Describe your lifestyle on the island now. [KA] I like to wake up early and read the newspaper. I really enjoy the mornings. I like to play golf three days a week, and my wife and I like to walk and bike ride. I typically will spend a couple of hours outside working on my yard. We also go out to dinner a couple times a week, but we like to be home too. My wife loves to cook; I like to grill out.

When out and about, are you recognized here? [KA]  Not a lot. Most of our friends know me from my coaching days, so they call me “Coach,” which is kind of fun. We have so many good friends down here. . . . we have our golfing friends, our not-golfing friends, we have wine-drinking friends.

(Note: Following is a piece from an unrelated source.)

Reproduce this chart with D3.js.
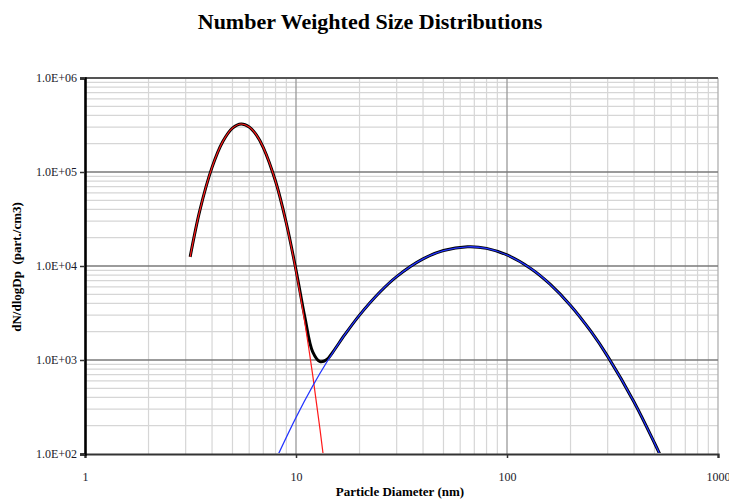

What brings you happiness at the age of 68? [KA] I’m happiest when my kids come down and bring the grandkids. My daughter asked our 6-year-old granddaughter on their last day visiting, what do you want to do? She said, ‘I want to go to Dunkin’ Donuts with Grandpa and then go to the pool and have a golf cart ride.’ That ain’t a bad day.

SCRAMBLIN’ MAN Because Bill Walsh was his quarterbacks coach, Ken Anderson is considered to be one of the first quarterbacks to run what would become known as the “West Coast Offense.”


Kenny Anderson and his wife, Cristy, enjoy their retirement life at home on the island’s north end in Palmetto Hall Plantation. She does the cooking, and he does the grilling.

But they also have a large host of friends with whom they socialize, and typically will dine out three times a week.

Geographically, their favorite hot spots for dining cover the entire island, as do their culinary preferences.

“I don’t know if there’s one,” he said. “It depends on what we’re doing. One of our favorite things to do on Sundays is to ride our bikes to the (Skull Creek) Boathouse.”

They also peddle down to Up the Creek for lunch. Other restaurants on their favorites’ list include Hickory Tavern, Main Street Café, Red Fish, and Rockfish Seafood and Steaks at Bomboras, which is the epicenter for Bengal fans on game days.

“One of our neighbors is a co-owner of Tio’s, the Latin-American restaurant,” he said “We love Captain Woody’s, where Russell Anderson is the owner.”